Una considerevole frazione di gas serra (11%) viene emessa inoltre per produrre cibo tramite l’agricoltura, l’allevamento e la pesca (trattori, processi chimici di produzione di fertilizzanti oltre al rilascio di metano dall’apparato digerente dei bovini), e anche per smaltire i rifiuti (3%).In un’economia ancora basata su petrolio, gas e carbone, pressoché tutto ciò che facciamo e acquistiamo comporta emissioni-serra: il livello di consumi e di sprechi è proporzionale al nostro impatto sul clima (fonte European Enviroment Agency).

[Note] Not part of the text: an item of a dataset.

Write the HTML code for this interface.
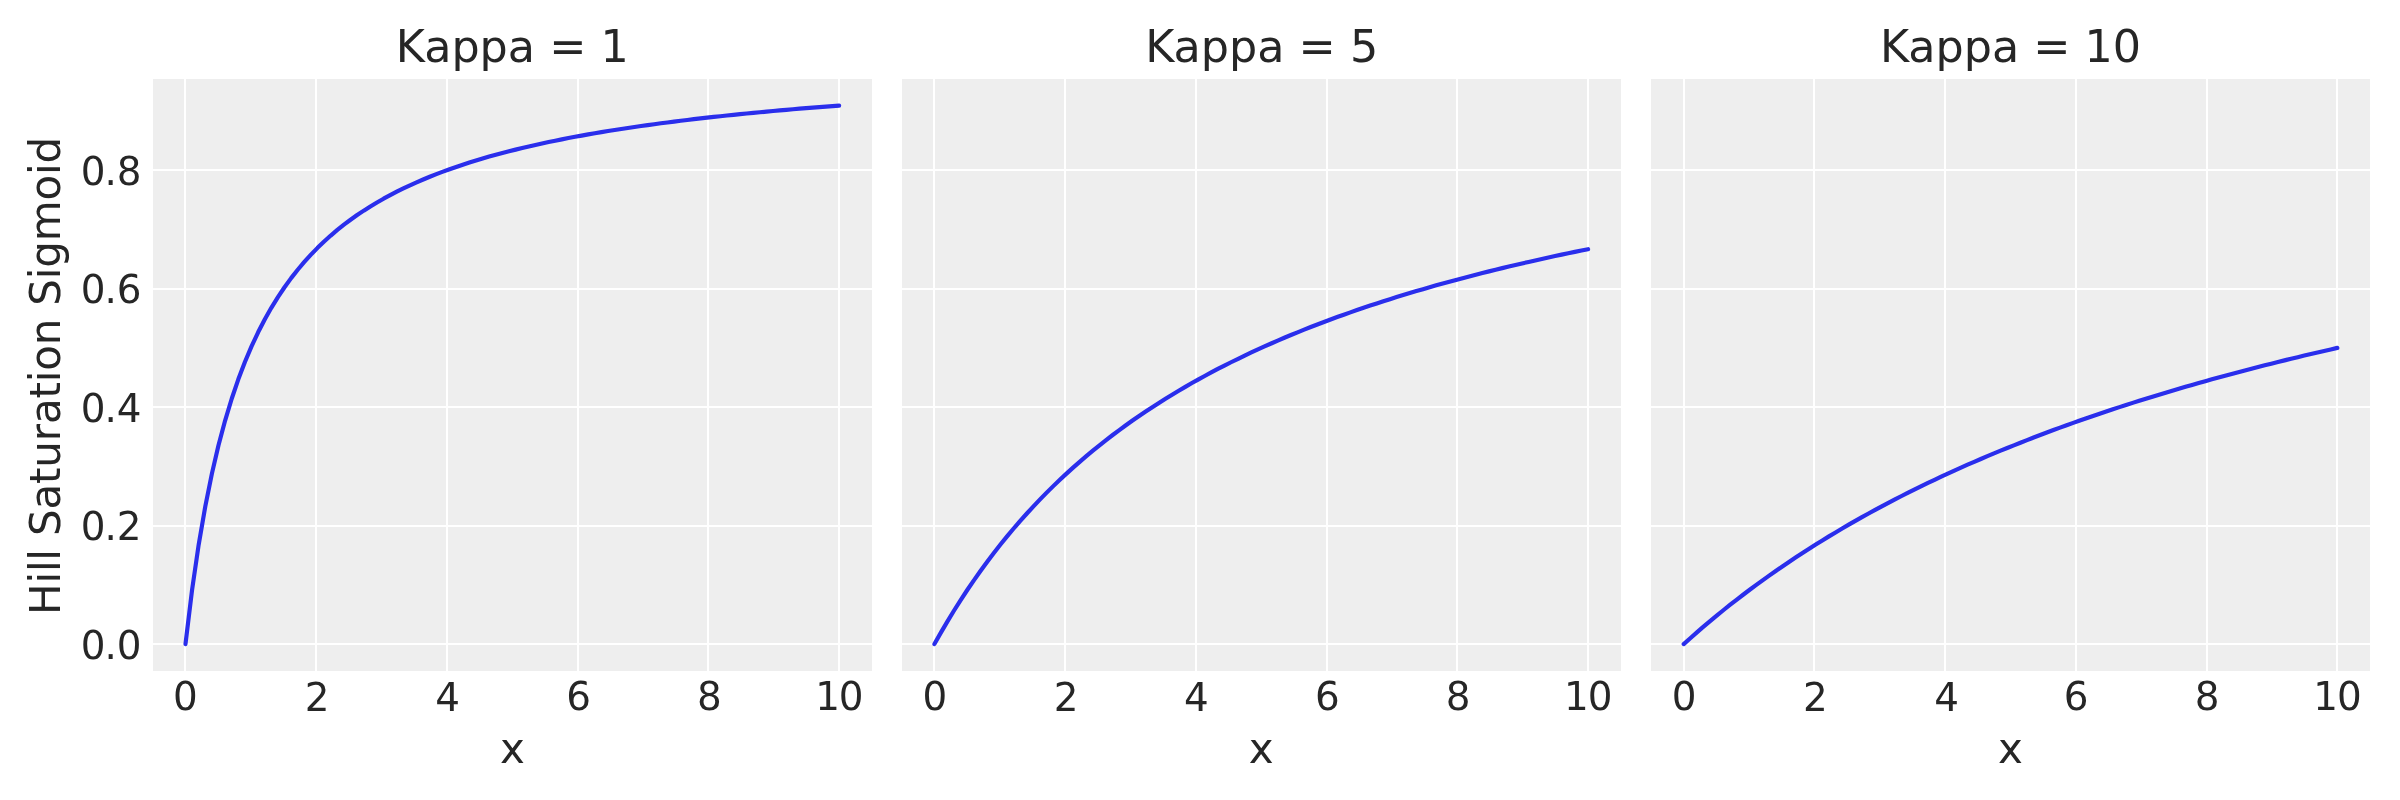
<!DOCTYPE html>
<html lang="en">
<head>
<meta charset="utf-8">
<title>Hill Saturation Sigmoid</title>
<style>
html,body{margin:0;padding:0;background:#ffffff;}
body{position:relative;width:2400px;height:800px;}
svg{display:block;position:absolute;left:0;top:0;will-change:transform;}
text,.ylabel{font-family:"DejaVu Sans","Liberation Sans",sans-serif;fill:#262626;color:#262626;}
.tick{font-size:38.889px;}
.ytick{font-size:38.889px;letter-spacing:0.0px;}
.label{font-size:42px;}
.title{font-size:44.444px;}
.grid{fill:#ffffff;shape-rendering:crispEdges;}
.panel{fill:#eeeeee;shape-rendering:crispEdges;}
.curve{fill:none;stroke:#2a2eec;stroke-width:4.1667;stroke-linecap:round;stroke-linejoin:round;}
.ylabel{position:absolute;left:0;top:0;width:600px;height:60px;line-height:60px;font-size:42px;letter-spacing:-0.18px;text-align:center;white-space:nowrap;transform-origin:0 0;transform:translate(16px,676px) rotate(-90deg);will-change:transform;}
</style>
</head>
<body>
<svg xmlns="http://www.w3.org/2000/svg" width="2400" height="800" viewBox="0 0 2400 800">
<rect x="0" y="0" width="2400" height="800" fill="#ffffff"/>
<g>
<rect class="panel" x="153" y="79" width="719" height="592"/>
<rect class="grid" x="184" y="79" width="2" height="592"/>
<rect class="grid" x="315" y="79" width="2" height="592"/>
<rect class="grid" x="446" y="79" width="2" height="592"/>
<rect class="grid" x="577" y="79" width="2" height="592"/>
<rect class="grid" x="707" y="79" width="2" height="592"/>
<rect class="grid" x="838" y="79" width="2" height="592"/>
<rect class="grid" x="153" y="169" width="719" height="2"/>
<rect class="grid" x="153" y="288" width="719" height="2"/>
<rect class="grid" x="153" y="406" width="719" height="2"/>
<rect class="grid" x="153" y="525" width="719" height="2"/>
<rect class="grid" x="153" y="643" width="719" height="2"/>
<polyline class="curve" points="185.49,644.10 192.09,589.75 198.70,544.54 205.30,506.34 211.90,473.63 218.50,445.31 225.11,420.56 231.71,398.73 238.31,379.34 244.91,362.01 251.52,346.41 258.12,332.31 264.72,319.50 271.32,307.81 277.93,297.09 284.53,287.24 291.13,278.14 297.73,269.72 304.33,261.91 310.94,254.64 317.54,247.85 324.14,241.50 330.74,235.55 337.35,229.96 343.95,224.70 350.55,219.75 357.15,215.07 363.76,210.64 370.36,206.45 376.96,202.47 383.56,198.69 390.17,195.10 396.77,191.67 403.37,188.41 409.97,185.30 416.58,182.32 423.18,179.48 429.78,176.75 436.38,174.14 442.98,171.64 449.59,169.23 456.19,166.92 462.79,164.70 469.39,162.57 476.00,160.51 482.60,158.53 489.20,156.62 495.80,154.77 502.41,152.99 509.01,151.27 515.61,149.61 522.21,148.00 528.82,146.45 535.42,144.94 542.02,143.48 548.62,142.07 555.23,140.70 561.83,139.37 568.43,138.08 575.03,136.82 581.64,135.60 588.24,134.42 594.84,133.27 601.44,132.15 608.04,131.06 614.65,130.00 621.25,128.97 627.85,127.97 634.45,126.99 641.06,126.03 647.66,125.10 654.26,124.20 660.86,123.31 667.47,122.45 674.07,121.60 680.67,120.78 687.27,119.98 693.88,119.19 700.48,118.42 707.08,117.67 713.68,116.94 720.29,116.22 726.89,115.52 733.49,114.83 740.09,114.16 746.69,113.50 753.30,112.86 759.90,112.23 766.50,111.61 773.10,111.00 779.71,110.41 786.31,109.83 792.91,109.26 799.51,108.70 806.12,108.15 812.72,107.61 819.32,107.08 825.92,106.56 832.53,106.06 839.13,105.56"/>
<text class="title" x="512.31" y="61.96" text-anchor="middle">Kappa = 1</text>
<text class="tick" x="185.39" y="710" text-anchor="middle">0</text>
<text class="tick" x="317.22" y="711" text-anchor="middle">2</text>
<text class="tick" x="447.55" y="711" text-anchor="middle">4</text>
<text class="tick" x="578.67" y="710" text-anchor="middle">6</text>
<text class="tick" x="709.40" y="710" text-anchor="middle">8</text>
<text class="tick" x="839.30" y="710" text-anchor="middle" dx="0 -1.15">10</text>
<text class="label" x="512.31" y="763.16" text-anchor="middle">x</text>
<text class="ytick" x="141.59" y="658.88" text-anchor="end" dx="0 -0.9 0">0.0</text>
<text class="ytick" x="141.59" y="540.40" text-anchor="end" dx="0 -0.9 0">0.2</text>
<text class="ytick" x="141.59" y="421.92" text-anchor="end" dx="0 -0.9 0">0.4</text>
<text class="ytick" x="141.59" y="303.44" text-anchor="end" dx="0 -0.9 0">0.6</text>
<text class="ytick" x="141.59" y="184.96" text-anchor="end" dx="0 -0.9 0">0.8</text>
</g>
<g>
<rect class="panel" x="902" y="79" width="719" height="592"/>
<rect class="grid" x="933" y="79" width="2" height="592"/>
<rect class="grid" x="1064" y="79" width="2" height="592"/>
<rect class="grid" x="1195" y="79" width="2" height="592"/>
<rect class="grid" x="1326" y="79" width="2" height="592"/>
<rect class="grid" x="1456" y="79" width="2" height="592"/>
<rect class="grid" x="1587" y="79" width="2" height="592"/>
<rect class="grid" x="902" y="169" width="719" height="2"/>
<rect class="grid" x="902" y="288" width="719" height="2"/>
<rect class="grid" x="902" y="406" width="719" height="2"/>
<rect class="grid" x="902" y="525" width="719" height="2"/>
<rect class="grid" x="902" y="643" width="719" height="2"/>
<polyline class="curve" points="934.42,644.10 941.02,632.37 947.63,621.10 954.23,610.25 960.83,599.81 967.43,589.75 974.04,580.06 980.64,570.71 987.24,561.68 993.84,552.96 1000.45,544.54 1007.05,536.39 1013.65,528.51 1020.25,520.88 1026.86,513.49 1033.46,506.34 1040.06,499.39 1046.66,492.66 1053.26,486.13 1059.87,479.79 1066.47,473.63 1073.07,467.64 1079.67,461.83 1086.28,456.17 1092.88,450.67 1099.48,445.31 1106.08,440.10 1112.69,435.02 1119.29,430.07 1125.89,425.25 1132.49,420.56 1139.10,415.97 1145.70,411.50 1152.30,407.14 1158.90,402.89 1165.51,398.73 1172.11,394.67 1178.71,390.71 1185.31,386.83 1191.91,383.05 1198.52,379.34 1205.12,375.72 1211.72,372.18 1218.32,368.72 1224.93,365.33 1231.53,362.01 1238.13,358.76 1244.73,355.58 1251.34,352.46 1257.94,349.41 1264.54,346.41 1271.14,343.48 1277.75,340.61 1284.35,337.79 1290.95,335.02 1297.55,332.31 1304.16,329.65 1310.76,327.04 1317.36,324.48 1323.96,321.97 1330.57,319.50 1337.17,317.08 1343.77,314.70 1350.37,312.36 1356.97,310.06 1363.58,307.81 1370.18,305.59 1376.78,303.41 1383.38,301.27 1389.99,299.16 1396.59,297.09 1403.19,295.05 1409.79,293.05 1416.40,291.08 1423.00,289.14 1429.60,287.24 1436.20,285.36 1442.81,283.51 1449.41,281.69 1456.01,279.90 1462.61,278.14 1469.22,276.41 1475.82,274.70 1482.42,273.01 1489.02,271.36 1495.62,269.72 1502.23,268.11 1508.83,266.53 1515.43,264.97 1522.03,263.43 1528.64,261.91 1535.24,260.41 1541.84,258.94 1548.44,257.48 1555.05,256.05 1561.65,254.64 1568.25,253.24 1574.85,251.87 1581.46,250.51 1588.06,249.17"/>
<text class="title" x="1261.74" y="61.96" text-anchor="middle">Kappa = 5</text>
<text class="tick" x="934.82" y="710" text-anchor="middle">0</text>
<text class="tick" x="1066.15" y="711" text-anchor="middle">2</text>
<text class="tick" x="1196.38" y="711" text-anchor="middle">4</text>
<text class="tick" x="1327.40" y="710" text-anchor="middle">6</text>
<text class="tick" x="1458.13" y="710" text-anchor="middle">8</text>
<text class="tick" x="1588.23" y="710" text-anchor="middle" dx="0 -1.15">10</text>
<text class="label" x="1261.24" y="763.16" text-anchor="middle">x</text>
</g>
<g>
<rect class="panel" x="1651" y="79" width="719" height="592"/>
<rect class="grid" x="1683" y="79" width="2" height="592"/>
<rect class="grid" x="1813" y="79" width="2" height="592"/>
<rect class="grid" x="1944" y="79" width="2" height="592"/>
<rect class="grid" x="2075" y="79" width="2" height="592"/>
<rect class="grid" x="2206" y="79" width="2" height="592"/>
<rect class="grid" x="2336" y="79" width="2" height="592"/>
<rect class="grid" x="1651" y="169" width="719" height="2"/>
<rect class="grid" x="1651" y="288" width="719" height="2"/>
<rect class="grid" x="1651" y="406" width="719" height="2"/>
<rect class="grid" x="1651" y="525" width="719" height="2"/>
<rect class="grid" x="1651" y="643" width="719" height="2"/>
<polyline class="curve" points="1683.69,644.10 1690.29,638.18 1696.90,632.37 1703.50,626.68 1710.10,621.10 1716.70,615.62 1723.31,610.25 1729.91,604.98 1736.51,599.81 1743.11,594.74 1749.72,589.75 1756.32,584.86 1762.92,580.06 1769.52,575.34 1776.13,570.71 1782.73,566.16 1789.33,561.68 1795.93,557.29 1802.53,552.96 1809.14,548.72 1815.74,544.54 1822.34,540.43 1828.94,536.39 1835.55,532.42 1842.15,528.51 1848.75,524.67 1855.35,520.88 1861.96,517.16 1868.56,513.49 1875.16,509.89 1881.76,506.34 1888.37,502.84 1894.97,499.39 1901.57,496.00 1908.17,492.66 1914.78,489.37 1921.38,486.13 1927.98,482.94 1934.58,479.79 1941.18,476.69 1947.79,473.63 1954.39,470.61 1960.99,467.64 1967.59,464.71 1974.20,461.83 1980.80,458.98 1987.40,456.17 1994.00,453.40 2000.61,450.67 2007.21,447.97 2013.81,445.31 2020.41,442.69 2027.02,440.10 2033.62,437.54 2040.22,435.02 2046.82,432.53 2053.43,430.07 2060.03,427.65 2066.63,425.25 2073.23,422.89 2079.84,420.56 2086.44,418.25 2093.04,415.97 2099.64,413.72 2106.24,411.50 2112.85,409.31 2119.45,407.14 2126.05,405.00 2132.65,402.89 2139.26,400.80 2145.86,398.73 2152.46,396.69 2159.06,394.67 2165.67,392.68 2172.27,390.71 2178.87,388.76 2185.47,386.83 2192.08,384.93 2198.68,383.05 2205.28,381.18 2211.88,379.34 2218.49,377.52 2225.09,375.72 2231.69,373.94 2238.29,372.18 2244.89,370.44 2251.50,368.72 2258.10,367.01 2264.70,365.33 2271.30,363.66 2277.91,362.01 2284.51,360.37 2291.11,358.76 2297.71,357.16 2304.32,355.58 2310.92,354.01 2317.52,352.46 2324.12,350.93 2330.73,349.41 2337.33,347.90"/>
<text class="title" x="2010.51" y="61.96" text-anchor="middle">Kappa = 10</text>
<text class="tick" x="1684.19" y="710" text-anchor="middle">0</text>
<text class="tick" x="1815.42" y="711" text-anchor="middle">2</text>
<text class="tick" x="1946.65" y="711" text-anchor="middle">4</text>
<text class="tick" x="2076.12" y="710" text-anchor="middle">6</text>
<text class="tick" x="2207.20" y="710" text-anchor="middle">8</text>
<text class="tick" x="2337.50" y="710" text-anchor="middle" dx="0 -1.15">10</text>
<text class="label" x="2010.51" y="763.16" text-anchor="middle">x</text>
</g>
</svg>
<div class="ylabel">Hill Saturation Sigmoid</div>
</body>
</html>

La sezione della mostra sull’azione mi ha fatto pensare al documentario che ho visto lo scorso 12 aprile, FREE SOLO.
A sua volta, l’arrampicata, in quanto atto di muovere in maniera sapiente mani, piedi e mente verso un’unica direzione, mi ha ispirata in quanto atto di perseveranza nei confronti del cambiamento climatico.

Nella disciplina del free solo è la persona, nella sua individualità, che deve raggiungere l’obiettivo di salire in vetta; nella lotta al cambiamento climatico è la comunità, le singole persone insieme, che devono raggiungere un’obiettivo comune, in maniera armonica e coordinata.

Che sia Greta o altri leader mondiali, l’importante è il messaggio condiviso e da condividere, non il messaggero. Perché, tanto nel free solo quanto nella lotta ai cambiamenti climatici, nonostante gli obiettivi sfidanti, è la persona al centro della natura, sistema finito e con dei limiti da preservare. Insieme.